Organizações rechaçam regulamento de atividades extrativas em territórios de indígenas isolados

Karol Assunção
Jornalista da Adital
Adital
O "Regulamento de Supervisão de Atividades Exploratórias e Extrativas no Interior das Reservas Territoriais e Indígenas do Estado”, apresentado pelo Instituto Nacional de Povos Andinos, Amazônicos e Afro-Peruanos (Indepa), não foi visto com bons olhos pelas organizações sociais e ambientais do Peru. Ontem (11), o Grupo de Trabalho sobre Povos Indígenas da Coordenadora Nacional de Direitos Humanos divulgou um comunicado mostrando "preocupação e desconformidade” com a proposta.

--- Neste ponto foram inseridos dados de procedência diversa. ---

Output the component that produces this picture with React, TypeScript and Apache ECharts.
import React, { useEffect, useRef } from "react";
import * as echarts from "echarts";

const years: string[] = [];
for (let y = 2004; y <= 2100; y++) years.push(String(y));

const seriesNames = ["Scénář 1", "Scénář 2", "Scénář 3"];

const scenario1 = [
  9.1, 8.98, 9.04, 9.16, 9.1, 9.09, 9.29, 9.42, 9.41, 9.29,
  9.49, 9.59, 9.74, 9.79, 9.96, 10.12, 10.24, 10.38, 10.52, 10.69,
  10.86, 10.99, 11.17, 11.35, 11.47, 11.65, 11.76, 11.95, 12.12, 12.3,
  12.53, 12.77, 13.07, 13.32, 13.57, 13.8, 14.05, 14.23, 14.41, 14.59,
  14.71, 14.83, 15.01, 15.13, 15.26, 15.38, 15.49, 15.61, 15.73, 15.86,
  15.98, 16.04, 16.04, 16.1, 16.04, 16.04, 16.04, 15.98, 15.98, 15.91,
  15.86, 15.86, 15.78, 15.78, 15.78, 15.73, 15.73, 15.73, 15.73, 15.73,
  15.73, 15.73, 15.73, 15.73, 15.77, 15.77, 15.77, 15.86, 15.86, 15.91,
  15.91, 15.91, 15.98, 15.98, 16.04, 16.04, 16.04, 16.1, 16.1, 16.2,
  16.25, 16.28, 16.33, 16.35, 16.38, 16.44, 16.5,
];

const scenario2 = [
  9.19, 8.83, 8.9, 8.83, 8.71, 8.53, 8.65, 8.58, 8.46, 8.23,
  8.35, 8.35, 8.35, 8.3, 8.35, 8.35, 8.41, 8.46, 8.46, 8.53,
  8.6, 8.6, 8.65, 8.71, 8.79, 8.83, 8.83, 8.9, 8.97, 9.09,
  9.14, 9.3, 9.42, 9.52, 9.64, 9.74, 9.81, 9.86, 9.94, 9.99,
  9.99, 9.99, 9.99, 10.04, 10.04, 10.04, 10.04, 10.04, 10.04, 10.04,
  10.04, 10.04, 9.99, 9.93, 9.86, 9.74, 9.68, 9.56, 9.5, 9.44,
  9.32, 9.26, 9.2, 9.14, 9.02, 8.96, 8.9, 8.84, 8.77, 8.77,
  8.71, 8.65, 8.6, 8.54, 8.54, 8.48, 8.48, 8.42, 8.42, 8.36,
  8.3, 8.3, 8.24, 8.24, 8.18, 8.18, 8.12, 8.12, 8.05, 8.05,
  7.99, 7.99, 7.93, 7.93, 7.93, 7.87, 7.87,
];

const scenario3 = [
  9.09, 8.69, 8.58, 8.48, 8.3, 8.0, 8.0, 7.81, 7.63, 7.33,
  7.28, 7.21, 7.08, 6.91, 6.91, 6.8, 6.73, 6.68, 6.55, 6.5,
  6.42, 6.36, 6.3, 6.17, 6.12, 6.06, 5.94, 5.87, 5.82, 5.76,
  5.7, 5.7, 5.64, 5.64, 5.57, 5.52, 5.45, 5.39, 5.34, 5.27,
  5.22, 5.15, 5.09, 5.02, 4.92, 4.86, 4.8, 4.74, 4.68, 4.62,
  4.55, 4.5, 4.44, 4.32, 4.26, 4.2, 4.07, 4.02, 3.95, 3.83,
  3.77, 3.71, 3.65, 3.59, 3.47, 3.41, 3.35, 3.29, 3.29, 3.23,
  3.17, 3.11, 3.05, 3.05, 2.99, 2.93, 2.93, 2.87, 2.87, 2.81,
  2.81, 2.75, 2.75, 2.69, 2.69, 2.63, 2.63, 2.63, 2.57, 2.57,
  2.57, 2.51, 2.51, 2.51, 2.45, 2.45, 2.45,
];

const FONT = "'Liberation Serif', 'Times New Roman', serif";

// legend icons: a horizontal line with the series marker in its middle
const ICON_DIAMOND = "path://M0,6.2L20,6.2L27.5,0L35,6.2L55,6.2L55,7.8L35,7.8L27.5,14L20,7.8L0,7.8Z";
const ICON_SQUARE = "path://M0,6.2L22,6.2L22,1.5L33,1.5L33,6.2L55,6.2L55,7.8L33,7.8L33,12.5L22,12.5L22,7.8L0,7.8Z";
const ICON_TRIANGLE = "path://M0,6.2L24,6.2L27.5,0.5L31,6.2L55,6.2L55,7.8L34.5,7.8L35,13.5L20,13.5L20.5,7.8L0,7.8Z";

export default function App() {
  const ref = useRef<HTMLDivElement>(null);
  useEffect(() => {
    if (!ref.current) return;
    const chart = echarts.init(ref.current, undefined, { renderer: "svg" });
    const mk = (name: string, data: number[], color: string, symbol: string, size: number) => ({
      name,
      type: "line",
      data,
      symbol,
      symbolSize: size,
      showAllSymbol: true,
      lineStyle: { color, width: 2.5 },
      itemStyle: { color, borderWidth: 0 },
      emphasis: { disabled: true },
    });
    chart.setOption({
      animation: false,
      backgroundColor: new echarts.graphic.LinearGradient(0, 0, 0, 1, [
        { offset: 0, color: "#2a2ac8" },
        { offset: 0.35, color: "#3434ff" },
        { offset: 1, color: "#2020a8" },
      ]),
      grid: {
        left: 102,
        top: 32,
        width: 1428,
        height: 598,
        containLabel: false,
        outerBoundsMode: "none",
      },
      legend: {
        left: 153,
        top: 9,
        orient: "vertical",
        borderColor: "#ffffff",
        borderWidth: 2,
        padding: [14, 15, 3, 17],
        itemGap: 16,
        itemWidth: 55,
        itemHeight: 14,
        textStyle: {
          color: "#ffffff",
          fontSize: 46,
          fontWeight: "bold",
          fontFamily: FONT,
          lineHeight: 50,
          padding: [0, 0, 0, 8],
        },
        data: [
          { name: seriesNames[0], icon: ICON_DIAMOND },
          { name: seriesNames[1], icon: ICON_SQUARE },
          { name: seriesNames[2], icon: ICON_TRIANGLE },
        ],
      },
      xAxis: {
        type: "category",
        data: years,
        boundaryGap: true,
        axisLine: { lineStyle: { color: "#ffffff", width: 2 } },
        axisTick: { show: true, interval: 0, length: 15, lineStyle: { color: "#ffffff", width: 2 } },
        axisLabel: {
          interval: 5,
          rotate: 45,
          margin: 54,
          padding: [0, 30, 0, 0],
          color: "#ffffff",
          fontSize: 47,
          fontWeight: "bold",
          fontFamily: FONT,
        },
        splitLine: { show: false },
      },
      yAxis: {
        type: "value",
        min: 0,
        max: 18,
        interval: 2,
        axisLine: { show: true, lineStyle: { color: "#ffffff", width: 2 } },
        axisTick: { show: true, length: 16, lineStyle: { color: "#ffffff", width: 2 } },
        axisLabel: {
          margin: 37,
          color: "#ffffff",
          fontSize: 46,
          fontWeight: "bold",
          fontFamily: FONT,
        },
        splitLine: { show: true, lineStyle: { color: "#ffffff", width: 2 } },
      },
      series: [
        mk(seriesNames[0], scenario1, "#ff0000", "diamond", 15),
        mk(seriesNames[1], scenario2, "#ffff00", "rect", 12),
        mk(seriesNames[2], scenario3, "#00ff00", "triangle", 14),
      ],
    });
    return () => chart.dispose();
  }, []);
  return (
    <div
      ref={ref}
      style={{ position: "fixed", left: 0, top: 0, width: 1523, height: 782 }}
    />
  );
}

De acordo com o Grupo, tal Regulamento "promove a vulneração dos direitos dos povos indígenas no estado de isolamento e contato inicial”. Isso porque a proposta permite a exploração em reservas territoriais indígenas, afetando não só o meio ambiente como também os próprios indígenas que decidiram viver em isolamento ou que estão em contato inicial com o restante da sociedade.

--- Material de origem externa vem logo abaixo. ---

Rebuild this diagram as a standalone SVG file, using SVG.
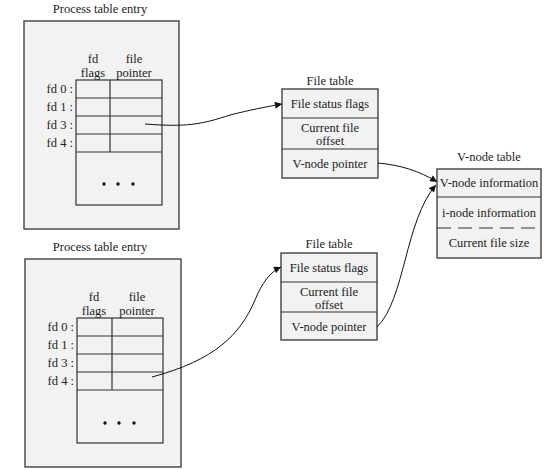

A proposta apresentada por Indepa vai ao encontro da Lei para a Proteção de Povos Indígenas ou Originários em Situação de Isolamento e em Situação de Contato Inicial (Lei 28736). Para as organizações sociais, a Lei representa uma contradição na área ambiental e de proteção aos indígenas: ao mesmo tempo em que estabelece que as reservas territoriais são intocáveis, a norma permite operações extrativistas nas áreas em questão.

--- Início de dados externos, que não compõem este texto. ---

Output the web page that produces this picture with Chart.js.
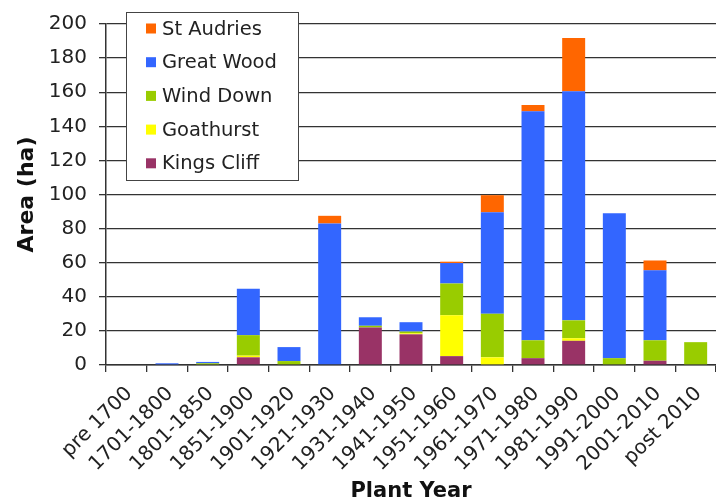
<!DOCTYPE html>
<html><head><meta charset="utf-8">
<script src="https://cdn.jsdelivr.net/npm/chart.js@4"></script>
<style>html,body{margin:0;padding:0;background:#fff}#wrap{width:716px;height:504px}</style>
</head><body><div id="wrap"><canvas id="c" width="716" height="504"></canvas></div>
<script>
const categories = ['pre 1700','1701-1800','1801-1850','1851-1900','1901-1920','1921-1930','1931-1940','1941-1950','1951-1960','1961-1970','1971-1980','1981-1990','1991-2000','2001-2010','post 2010'];
const kingsCliff = [0,0,0,4.5,0,0,22,18,5.2,0,4,14.2,0,2.5,0];
const goathurst  = [0,0,0,1,0,0,0,0.6,24,4.5,0,1.5,0,0,0];
const windDown   = [0,0,1,12,2.3,0,1,1,18.6,25.6,10.5,10.5,4,12,13.4];
const greatWood  = [0,1,0.8,27.2,8.2,83,5,5.5,12,59.5,134.3,134.3,85,41,0];
const stAudries  = [0,0,0,0,0,4.5,0,0,0.8,10,3.7,31.3,0,5.8,0];
const yTicks = [0,20,40,60,80,100,120,140,160,180,200];

const FONT = 'DejaVu Sans, Verdana, sans-serif';
const series = [
  {label:'Kings Cliff', data:kingsCliff, color:'#993366'},
  {label:'Goathurst', data:goathurst, color:'#FFFF00'},
  {label:'Wind Down', data:windDown, color:'#99CC00'},
  {label:'Great Wood', data:greatWood, color:'#3366FF'},
  {label:'St Audries', data:stAudries, color:'#FF6600'}
];

const legendBox = {
  id:'legendBox',
  afterDatasetsDraw(chart){
    const ctx = chart.ctx;
    const x = 126.5, y = 12.5, w = 172, h = 168;
    ctx.save();
    ctx.fillStyle = '#fff';
    ctx.fillRect(x, y, w, h);
    ctx.strokeStyle = '#444';
    ctx.lineWidth = 1;
    ctx.strokeRect(x, y, w, h);
    ctx.font = '19.5px ' + FONT;
    ctx.textBaseline = 'middle';
    ctx.textAlign = 'left';
    const items = series.slice().reverse();
    items.forEach((s, i) => {
      const cy = 28.5 + i * 33.7;
      ctx.fillStyle = s.color;
      ctx.fillRect(146, cy - 5, 10, 10);
      ctx.fillStyle = '#222';
      ctx.fillText(s.label, 162, cy + 1);
    });
    ctx.restore();
  }
};

new Chart(document.getElementById('c'), {
  type:'bar',
  data:{
    labels:categories,
    datasets: series.map(s => ({label:s.label, data:s.data, backgroundColor:s.color, borderWidth:0, barPercentage:0.565, categoryPercentage:1}))
  },
  options:{
    responsive:false, animation:false, maintainAspectRatio:false,
    layout:{padding:{top:22, right:0, left:0, bottom:0}},
    plugins:{legend:{display:false}, tooltip:{enabled:false}},
    scales:{
      x:{
        stacked:true,
        grid:{display:true, drawOnChartArea:false, drawTicks:true, tickLength:7, color:'#333', lineWidth:1.3, offset:true},
        border:{display:true, color:'#333', width:1.5},
        ticks:{font:{family:FONT, size:20}, color:'#222', maxRotation:45, minRotation:45, autoSkip:false, padding:10, labelOffset:3},
        title:{display:true, text:'Plant Year', font:{family:FONT, size:21, weight:'bold'}, color:'#111', padding:{top:0,bottom:0}},
        afterFit(s){ s.height = 139; s.paddingRight = 0; s.paddingLeft = 0; }
      },
      y:{
        stacked:true, min:0, max:200,
        afterBuildTicks(s){ s.ticks = yTicks.map(v => ({value:v})); },
        grid:{color:'#333', lineWidth:1.3, tickLength:7},
        border:{display:true, color:'#333', width:1.5},
        ticks:{font:{family:FONT, size:20}, color:'#222', padding:12},
        title:{display:true, text:'Area (ha)', font:{family:FONT, size:22, weight:'bold'}, color:'#111', padding:{top:14,bottom:0}},
        afterFit(s){ s.width = 106; }
      }
    }
  },
  plugins:[legendBox]
});
</script></body></html>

"Esta contradição ocorre apesar de que a intangibilidade das Reservas Territoriais e Indígenas responde ao dever do Estado de garantir o direito fundamental da vida dos povos indígenas isolados, razão pela qual nós também consideramos que estas Reservas devem ter o caráter de intangíveis”, destacou o Grupo.
Para a organização defensora dos direitos humanos, tanto a Lei quanto o Regulamento representam uma violação aos direitos dos povos indígenas reconhecidos na Constituição Política e no Convênio 169 da Organização Internacional do Trabalho (OIT). Respeito à vida, à saúde, à identidade cultural, às terras, ao território e à livre determinação são apenas alguns direitos indígenas ameaçados pela Lei e pelo Regulamento.
"Lamentamos que o Indepa, em vez de promover e garantir a proteção irrestrita dos direitos dos povos indígenas isolados, promova a aprovação do Regulamento de Supervisão de Atividades Exploratórias e Extrativas no Interior das Reservas Territoriais e Indígenas do Estado uma vez que os danos à vida e à saúde que se poderão gerar serão irreversíveis e irreparáveis”, apresentaram.
Por conta disso, as organizações pediram às autoridades peruanas que desistam da aprovação do Regulamento e modifique a Lei 28736 para tornar as reservas territoriais indígenas efetivamente intocáveis.
De acordo com o Grupo de Trabalho da Coordenadora Nacional de Direitos Humanos, atualmente Peru possui cinco reservas territoriais para indígenas isolados: Kugapakori-Nahua, Madre de Dios, Mashco Piro, Murunahua e Isconahua. Outras cinco estão sendo pedidas para os povos: Cacataibo (Sul e Norte), Kapanawa, Yavarí-Tapiche, Yavarí-Mirim e Napo Tigre.
O Grupo fez coro ao rechaço e à denúncia realizados por outras organizações sociais peruanas, como a Associação Interétnica de Desenvolvimento da Selva Peruana (Aidesep). Segundo as entidades, a proposta do Regulamento é apresentada justamente quando o Consorcio Camisea tenta expandir suas ações extrativistas para a Reserva Nahua Kugapakori e Nanti.